▶ **Exercise directions**
Find each line with the word "that" and copy it.

▶ **Information provided**
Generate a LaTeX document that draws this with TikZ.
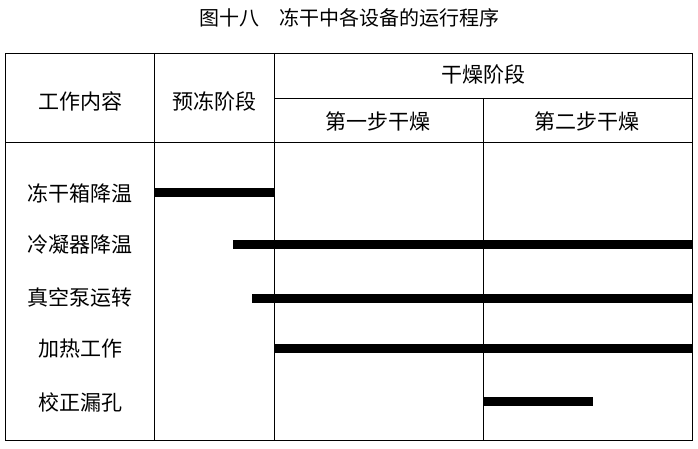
\documentclass[tikz,border=0pt]{standalone}
\usepackage{fontspec}
\setmainfont{Noto Sans CJK SC}
\tikzstyle{label} = [font=\fontsize{21}{24}\selectfont, inner sep=0pt]
\tikzstyle{grid} = [line width=0.8pt]
\tikzstyle{bar} = [line width=9pt]

\begin{document}
\begin{tikzpicture}[x=1pt,y=-1pt]
\useasboundingbox (0,0) rectangle (698,449);

% Title
\node (title) [label, font=\fontsize{20}{24}\selectfont] at (349,18) {图十八\quad 冻干中各设备的运行程序};

% Table frame
\draw [grid] (5,53) rectangle (692,440);
\draw [grid] (154,53) -- (154,440)
      (274,53) -- (274,440)
      (483,98) -- (483,440)
      (274,98) -- (692,98)
      (5,142) -- (692,142);

% Header
\node (work) [label] at (80,101) {工作内容};
\node (pre)  [label] at (214,101) {预冻阶段};
\node (dry)  [label] at (483,75) {干燥阶段};
\node (dry1) [label] at (378,121) {第一步干燥};
\node (dry2) [label] at (587,121) {第二步干燥};

% Rows
\node (r1) [label] at (80,193) {冻干箱降温};
\node (r2) [label] at (80,245) {冷凝器降温};
\node (r3) [label] at (80,297) {真空泵运转};
\node (r4) [label] at (80,349) {加热工作};
\node (r5) [label] at (80,402) {校正漏孔};

% Bars
\coordinate (b1s) at (154,192); \coordinate (b1e) at (274,192);
\coordinate (b2s) at (233,244); \coordinate (b2e) at (692,244);
\coordinate (b3s) at (252,298); \coordinate (b3e) at (692,298);
\coordinate (b4s) at (274,348); \coordinate (b4e) at (692,348);
\coordinate (b5s) at (483,401); \coordinate (b5e) at (593,401);
\draw [bar] (b1s) -- (b1e);
\draw [bar] (b2s) -- (b2e);
\draw [bar] (b3s) -- (b3e);
\draw [bar] (b4s) -- (b4e);
\draw [bar] (b5s) -- (b5e);
\end{tikzpicture}
\end{document}
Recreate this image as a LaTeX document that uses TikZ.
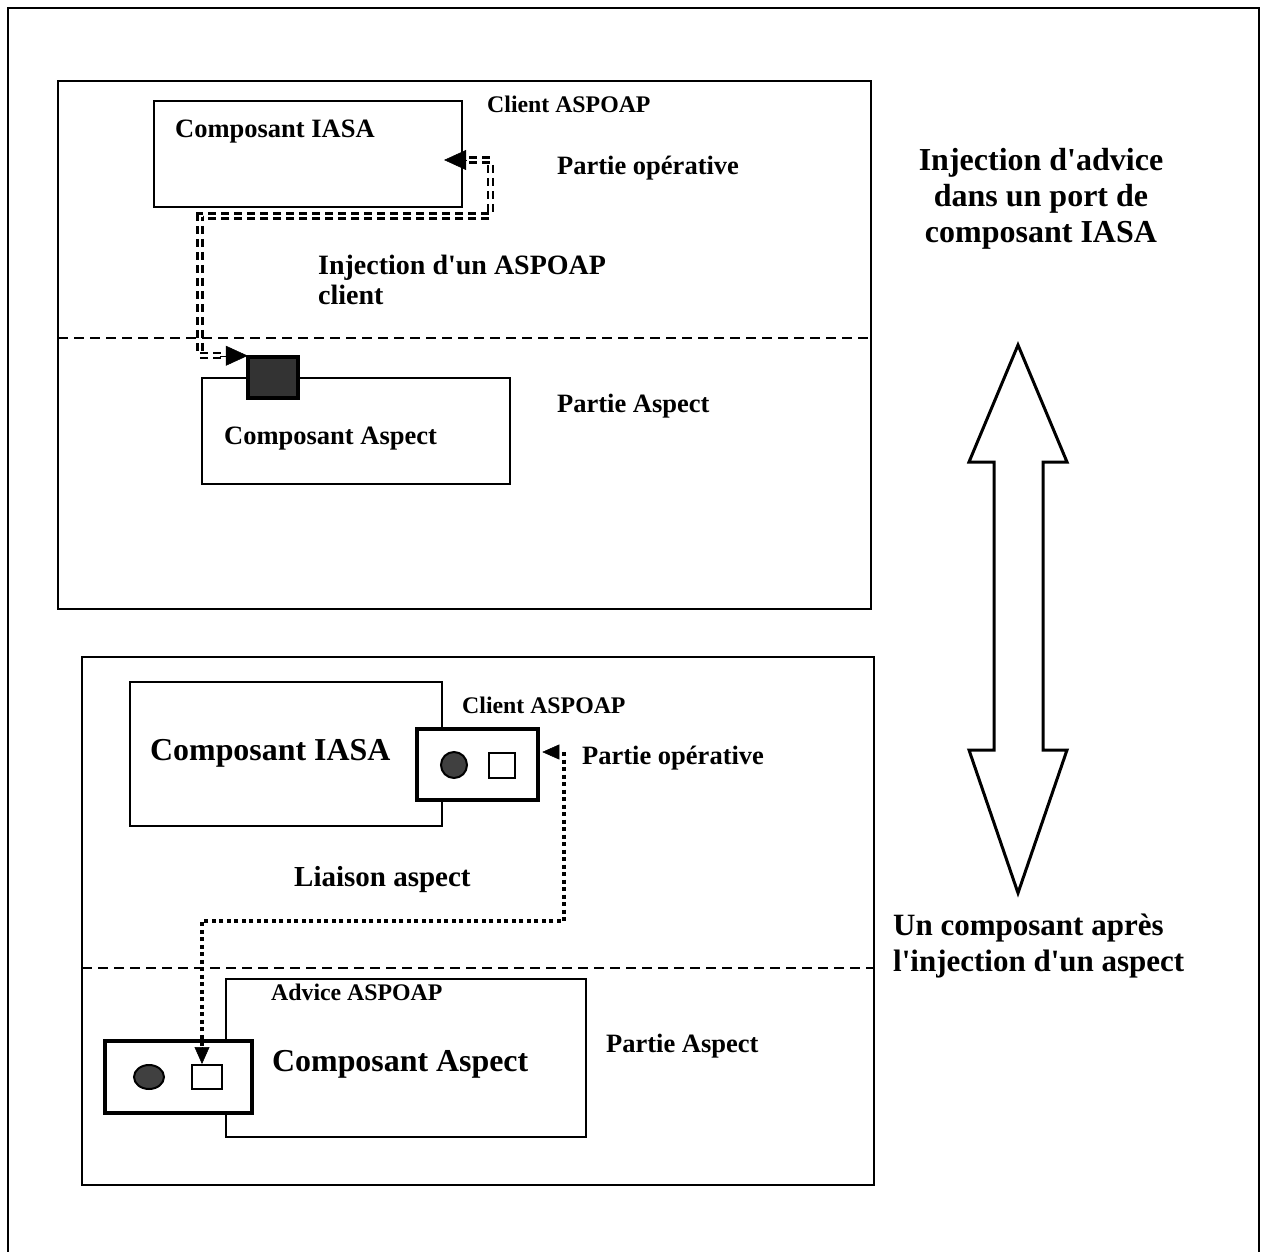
\documentclass[tikz,border=0pt]{standalone}
\usepackage{fontspec}
\setmainfont{Liberation Serif}
\usetikzlibrary{arrows.meta,positioning,calc,shapes.geometric}

\newcommand{\q}{\textquotesingle}

\tikzset{
    box/.style={draw, line width=2.2pt, inner sep=0pt},
    portbox/.style={draw, line width=4.5pt, inner sep=0pt},
    lbl/.style={inner sep=0pt, anchor=base west, font=\bfseries},
    sep/.style={line width=2pt, dash pattern=on 10pt off 6pt},
    dbl/.style={draw, line width=2.2pt, double distance=2.8pt, dash pattern=on 8pt off 5pt},
    dots/.style={line width=4pt, dash pattern=on 4pt off 3.5pt},
    tipA/.style={-{Triangle[length=22pt,width=20pt]}, line width=0.5pt},
    tipB/.style={-{Triangle[length=17pt,width=15pt]}, line width=0.5pt},
}

\begin{document}
\begin{tikzpicture}[x=1pt, y=-1pt]
    \useasboundingbox (0,0) rectangle (1266,1252);
    \clip (0,0) rectangle (1266,1252);
    % frame and the two panels
    \draw[line width=2.5pt] (8,8) rectangle (1259,1280);
    \draw[line width=2pt] (58,81) rectangle (871,609);
    \draw[line width=2pt] (82,657) rectangle (874,1185);
    \draw[sep] (58,338) -- (871,338);
    \draw[sep] (82,968) -- (874,968);

    % upper panel
    \node[box, minimum width=308pt, minimum height=106pt] (iasaA) at (308,154) {};
    \node[box, minimum width=308pt, minimum height=106pt] (aspA) at (356,431) {};
    \node[portbox, fill=black!80, minimum width=50pt, minimum height=41pt] (portA) at (273,377.5) {};
    \node[lbl, font=\bfseries\fontsize{26.5}{30}\selectfont] (tIasaA) at (175,138) {Composant IASA};
    \node[lbl, font=\bfseries\fontsize{26.5}{30}\selectfont] (tAspA) at (224,444) {Composant Aspect};
    \node[lbl, font=\bfseries\fontsize{23.8}{28}\selectfont] (tCliA) at (487,113) {Client ASPOAP};
    \node[lbl, font=\bfseries\fontsize{26.5}{30}\selectfont] (tOpA) at (557,175) {Partie opérative};
    \node[lbl, font=\bfseries\fontsize{26.5}{30}\selectfont] (tPaA) at (557,412) {Partie Aspect};
    \node[lbl, anchor=north west, align=left, font=\bfseries\fontsize{28}{30}\selectfont] (tInjA) at (318,255) {Injection d\q un ASPOAP\\client};

    \coordinate (bendA) at (200,216);
    \draw[dbl] ([xshift=6pt, yshift=-6pt]iasaA.east) -- ++(21,0) |- (bendA) |- ([xshift=-24pt, yshift=-1pt]portA.north west);
    \draw[tipA] ([xshift=3pt, yshift=-6pt]iasaA.east) -- ([xshift=-19pt, yshift=-6pt]iasaA.east);
    \draw[tipA] ([xshift=-26pt, yshift=-1pt]portA.north west) -- ([xshift=2pt, yshift=-1pt]portA.north west);

    % lower panel
    \node[box, minimum width=312pt, minimum height=144pt] (iasaB) at (286,754) {};
    \node[portbox, fill=white, minimum width=121pt, minimum height=71pt] (portB) at (477.5,764.5) {};
    \node[draw, circle, line width=2pt, fill=black!75, minimum size=26pt, inner sep=0pt] (dotB) at (454,765) {};
    \node[draw, line width=2pt, minimum width=26pt, minimum height=25pt, inner sep=0pt] (sqB) at (502,765.5) {};
    \node[box, minimum width=360pt, minimum height=158pt] (aspB) at (406,1058) {};
    \node[portbox, fill=white, minimum width=147pt, minimum height=72pt] (portC) at (178.5,1077) {};
    \node[draw, ellipse, line width=2pt, fill=black!75, minimum width=30pt, minimum height=24pt, inner sep=0pt] (dotC) at (149,1077) {};
    \node[draw, line width=2pt, minimum width=30pt, minimum height=24pt, inner sep=0pt] (sqC) at (207,1077) {};

    \node[lbl, font=\bfseries\fontsize{31.9}{36}\selectfont] (tIasaB) at (150,760) {Composant IASA};
    \node[lbl, font=\bfseries\fontsize{31.9}{36}\selectfont] (tAspB) at (272,1071) {Composant Aspect};
    \node[lbl, font=\bfseries\fontsize{23.8}{28}\selectfont] (tCliB) at (462,713) {Client ASPOAP};
    \node[lbl, font=\bfseries\fontsize{23.8}{28}\selectfont] (tAdvB) at (271,1000) {Advice ASPOAP};
    \node[lbl, font=\bfseries\fontsize{26.5}{30}\selectfont] (tOpB) at (582,764) {Partie opérative};
    \node[lbl, font=\bfseries\fontsize{26.5}{30}\selectfont] (tPaB) at (606,1052) {Partie Aspect};
    \node[lbl, font=\bfseries\fontsize{29}{32}\selectfont] (tLiaB) at (294,886) {Liaison aspect};

    \coordinate (bendB) at (202,921);
    \draw[dots] ([xshift=24pt, yshift=12.5pt]portB.east) |- (bendB) -- ([xshift=-5pt, yshift=17pt]sqC.north);
    \draw[tipB] ([xshift=17pt, yshift=12.5pt]portB.east) -- ([xshift=2pt, yshift=12.5pt]portB.east);
    \draw[tipB] ([xshift=-5pt, yshift=17pt]sqC.north) -- ([xshift=-5pt, yshift=0pt]sqC.north);

    % right side: double arrow and texts
    \draw[line width=3pt, line join=miter] (1018,345) -- (1067,462) -- (1043,462) -- (1043,750) -- (1067,750) -- (1018,893)
        -- (969,750) -- (994,750) -- (994,462) -- (969,462) -- cycle;
    \node[inner sep=0pt, anchor=north, align=center, font=\bfseries\fontsize{32}{36}\selectfont] (tTitleA) at (1041,148) {Injection d\q advice\\dans un port de\\composant IASA};
    \node[inner sep=0pt, anchor=north west, align=left, font=\bfseries\fontsize{31}{36}\selectfont] (tTitleB) at (893,914) {Un composant après\\l\q injection d\q un aspect};
\end{tikzpicture}
\end{document}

▶ **The answer**
Generate a LaTeX document that draws this with TikZ.
Recreate this image as a LaTeX document that uses TikZ.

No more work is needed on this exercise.